Stated goal
Quote from the first line below through the line that contains "0.9822, 0.9824, 0.9836]", both included, and leave the pictures out.

Data section
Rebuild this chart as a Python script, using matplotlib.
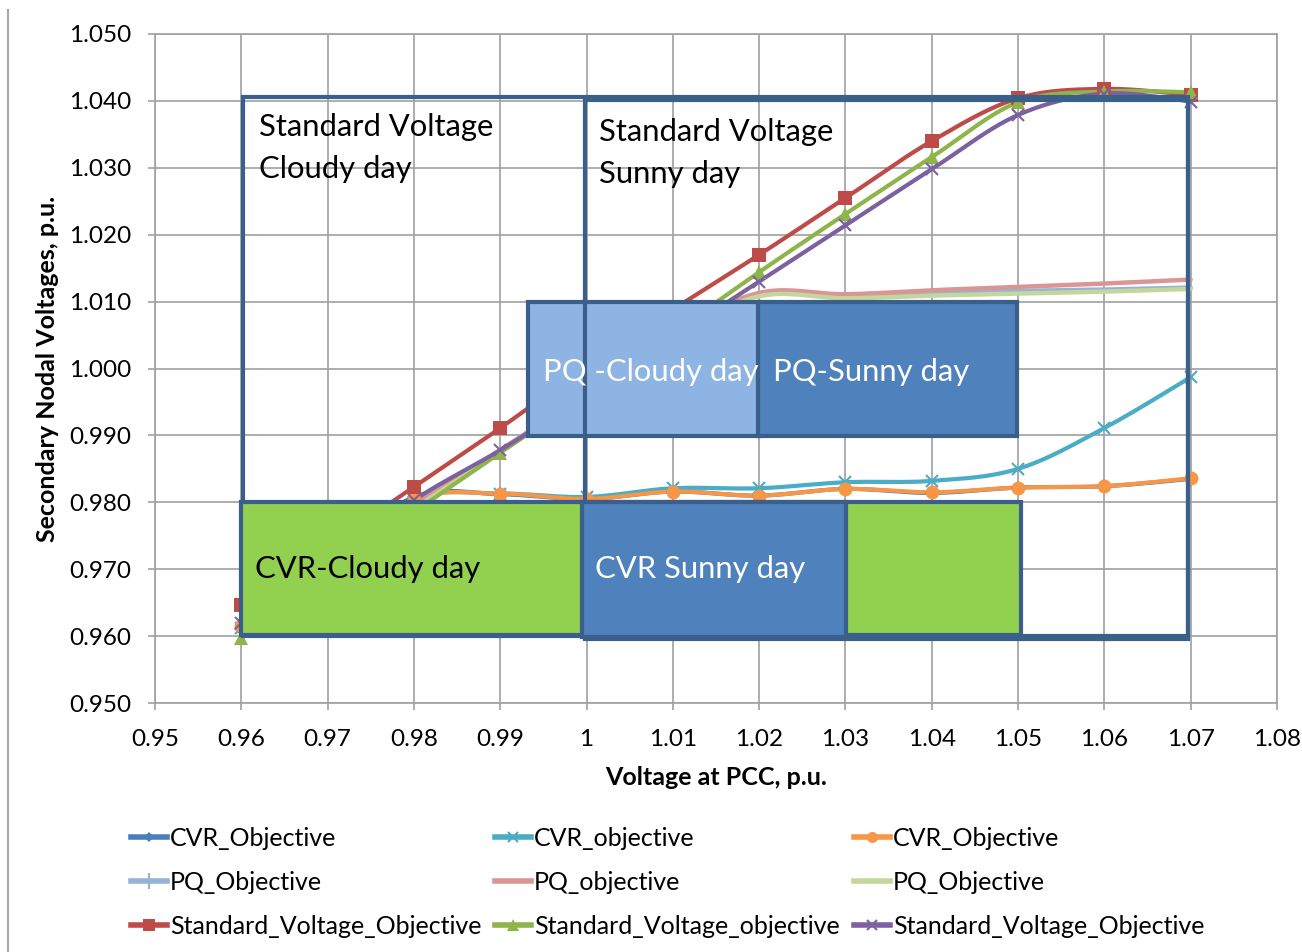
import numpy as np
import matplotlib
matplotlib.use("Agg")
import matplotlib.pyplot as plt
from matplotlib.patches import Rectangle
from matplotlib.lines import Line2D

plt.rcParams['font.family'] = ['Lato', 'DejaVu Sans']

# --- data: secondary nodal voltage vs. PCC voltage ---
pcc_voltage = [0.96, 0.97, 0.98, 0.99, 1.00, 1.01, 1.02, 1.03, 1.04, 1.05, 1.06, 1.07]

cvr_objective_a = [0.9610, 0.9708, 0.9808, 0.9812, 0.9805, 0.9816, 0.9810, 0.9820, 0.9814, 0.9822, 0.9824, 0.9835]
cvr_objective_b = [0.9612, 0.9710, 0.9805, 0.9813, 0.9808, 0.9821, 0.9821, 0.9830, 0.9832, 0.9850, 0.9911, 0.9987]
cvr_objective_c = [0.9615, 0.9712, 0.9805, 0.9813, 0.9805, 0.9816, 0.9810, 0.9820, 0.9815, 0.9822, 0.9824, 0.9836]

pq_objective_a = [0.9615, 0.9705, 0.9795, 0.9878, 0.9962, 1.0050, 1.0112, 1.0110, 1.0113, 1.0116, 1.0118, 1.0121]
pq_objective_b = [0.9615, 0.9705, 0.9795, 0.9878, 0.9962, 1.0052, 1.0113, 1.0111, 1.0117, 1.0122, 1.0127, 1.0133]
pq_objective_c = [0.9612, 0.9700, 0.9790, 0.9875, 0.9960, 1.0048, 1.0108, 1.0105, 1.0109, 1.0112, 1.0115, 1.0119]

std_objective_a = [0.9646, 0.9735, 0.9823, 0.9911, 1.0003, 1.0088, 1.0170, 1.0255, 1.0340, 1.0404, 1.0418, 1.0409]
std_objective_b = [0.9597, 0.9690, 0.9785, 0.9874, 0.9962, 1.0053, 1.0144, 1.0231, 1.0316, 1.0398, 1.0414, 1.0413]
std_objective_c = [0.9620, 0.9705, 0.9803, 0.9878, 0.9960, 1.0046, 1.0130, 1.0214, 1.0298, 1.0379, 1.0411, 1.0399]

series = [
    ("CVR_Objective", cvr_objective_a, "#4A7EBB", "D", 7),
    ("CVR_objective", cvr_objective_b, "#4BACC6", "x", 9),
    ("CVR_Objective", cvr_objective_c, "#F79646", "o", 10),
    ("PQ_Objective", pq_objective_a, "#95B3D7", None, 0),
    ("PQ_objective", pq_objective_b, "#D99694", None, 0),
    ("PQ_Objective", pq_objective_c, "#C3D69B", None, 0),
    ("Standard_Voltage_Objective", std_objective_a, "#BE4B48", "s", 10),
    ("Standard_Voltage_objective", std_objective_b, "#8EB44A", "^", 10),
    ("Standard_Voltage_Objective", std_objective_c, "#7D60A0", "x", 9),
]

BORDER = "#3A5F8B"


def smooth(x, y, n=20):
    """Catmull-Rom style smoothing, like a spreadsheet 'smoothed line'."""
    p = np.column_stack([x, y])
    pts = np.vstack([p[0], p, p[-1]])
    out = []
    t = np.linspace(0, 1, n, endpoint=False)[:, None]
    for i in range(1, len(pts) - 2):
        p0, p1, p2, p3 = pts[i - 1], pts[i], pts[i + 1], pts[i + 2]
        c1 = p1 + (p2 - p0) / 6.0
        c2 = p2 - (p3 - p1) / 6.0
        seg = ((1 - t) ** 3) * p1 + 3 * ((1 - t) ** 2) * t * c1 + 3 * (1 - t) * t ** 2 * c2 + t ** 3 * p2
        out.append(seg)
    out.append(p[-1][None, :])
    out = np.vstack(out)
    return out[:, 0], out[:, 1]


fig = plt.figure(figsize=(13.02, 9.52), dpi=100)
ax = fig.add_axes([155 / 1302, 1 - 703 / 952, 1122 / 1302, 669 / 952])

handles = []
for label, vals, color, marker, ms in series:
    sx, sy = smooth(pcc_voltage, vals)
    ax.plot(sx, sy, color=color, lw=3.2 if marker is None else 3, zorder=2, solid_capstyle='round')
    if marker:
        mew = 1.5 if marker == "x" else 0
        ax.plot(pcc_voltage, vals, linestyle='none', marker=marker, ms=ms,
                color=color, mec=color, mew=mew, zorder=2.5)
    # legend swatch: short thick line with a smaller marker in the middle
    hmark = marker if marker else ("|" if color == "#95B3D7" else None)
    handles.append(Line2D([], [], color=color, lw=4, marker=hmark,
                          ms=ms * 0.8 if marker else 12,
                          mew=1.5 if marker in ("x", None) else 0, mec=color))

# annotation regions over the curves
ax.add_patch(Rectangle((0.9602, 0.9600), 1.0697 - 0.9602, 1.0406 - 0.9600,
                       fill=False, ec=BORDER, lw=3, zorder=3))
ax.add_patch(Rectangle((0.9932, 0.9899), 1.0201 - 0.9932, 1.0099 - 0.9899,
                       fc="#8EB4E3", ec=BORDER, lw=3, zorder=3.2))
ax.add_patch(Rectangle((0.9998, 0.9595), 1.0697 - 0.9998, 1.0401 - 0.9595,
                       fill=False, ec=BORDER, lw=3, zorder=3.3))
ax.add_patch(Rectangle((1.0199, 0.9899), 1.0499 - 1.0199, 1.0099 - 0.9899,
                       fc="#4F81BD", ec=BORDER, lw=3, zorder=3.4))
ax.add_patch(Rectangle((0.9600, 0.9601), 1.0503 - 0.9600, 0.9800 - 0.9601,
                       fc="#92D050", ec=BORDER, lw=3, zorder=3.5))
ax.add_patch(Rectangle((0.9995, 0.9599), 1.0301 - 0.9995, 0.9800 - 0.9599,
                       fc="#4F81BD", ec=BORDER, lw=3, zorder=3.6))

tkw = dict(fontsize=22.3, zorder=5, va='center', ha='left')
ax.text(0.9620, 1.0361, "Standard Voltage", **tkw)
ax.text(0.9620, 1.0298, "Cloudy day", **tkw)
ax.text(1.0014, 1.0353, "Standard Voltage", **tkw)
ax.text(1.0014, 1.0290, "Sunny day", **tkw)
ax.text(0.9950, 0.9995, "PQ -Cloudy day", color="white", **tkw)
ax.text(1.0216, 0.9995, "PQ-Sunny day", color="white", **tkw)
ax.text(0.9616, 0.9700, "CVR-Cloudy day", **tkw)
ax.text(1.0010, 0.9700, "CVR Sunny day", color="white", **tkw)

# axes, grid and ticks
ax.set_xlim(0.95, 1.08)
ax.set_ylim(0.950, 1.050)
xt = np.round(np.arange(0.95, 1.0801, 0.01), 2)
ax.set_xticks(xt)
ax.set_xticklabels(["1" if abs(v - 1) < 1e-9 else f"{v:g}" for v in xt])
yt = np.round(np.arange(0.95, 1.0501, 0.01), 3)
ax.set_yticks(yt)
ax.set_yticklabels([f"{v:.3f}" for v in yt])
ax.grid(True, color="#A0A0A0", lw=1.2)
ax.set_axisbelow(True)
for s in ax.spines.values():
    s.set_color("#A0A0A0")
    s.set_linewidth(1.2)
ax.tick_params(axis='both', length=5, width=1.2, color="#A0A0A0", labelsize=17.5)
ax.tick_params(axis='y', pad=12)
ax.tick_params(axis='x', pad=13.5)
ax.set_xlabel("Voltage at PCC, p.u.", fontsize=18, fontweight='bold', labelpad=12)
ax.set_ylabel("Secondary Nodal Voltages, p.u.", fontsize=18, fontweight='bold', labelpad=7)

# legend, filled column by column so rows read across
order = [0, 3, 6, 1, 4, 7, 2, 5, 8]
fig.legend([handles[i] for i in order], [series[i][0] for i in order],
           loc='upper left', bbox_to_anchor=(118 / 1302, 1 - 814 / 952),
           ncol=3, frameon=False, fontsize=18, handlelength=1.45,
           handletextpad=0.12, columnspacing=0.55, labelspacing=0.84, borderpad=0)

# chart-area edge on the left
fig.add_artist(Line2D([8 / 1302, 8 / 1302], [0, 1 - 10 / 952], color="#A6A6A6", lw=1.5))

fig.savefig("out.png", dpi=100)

Response below
Rebuild this chart as a Python script, using matplotlib.
import numpy as np
import matplotlib
matplotlib.use("Agg")
import matplotlib.pyplot as plt
from matplotlib.patches import Rectangle
from matplotlib.lines import Line2D

plt.rcParams['font.family'] = ['Lato', 'DejaVu Sans']

# --- data: secondary nodal voltage vs. PCC voltage ---
pcc_voltage = [0.96, 0.97, 0.98, 0.99, 1.00, 1.01, 1.02, 1.03, 1.04, 1.05, 1.06, 1.07]

cvr_objective_a = [0.9610, 0.9708, 0.9808, 0.9812, 0.9805, 0.9816, 0.9810, 0.9820, 0.9814, 0.9822, 0.9824, 0.9835]
cvr_objective_b = [0.9612, 0.9710, 0.9805, 0.9813, 0.9808, 0.9821, 0.9821, 0.9830, 0.9832, 0.9850, 0.9911, 0.9987]
cvr_objective_c = [0.9615, 0.9712, 0.9805, 0.9813, 0.9805, 0.9816, 0.9810, 0.9820, 0.9815, 0.9822, 0.9824, 0.9836]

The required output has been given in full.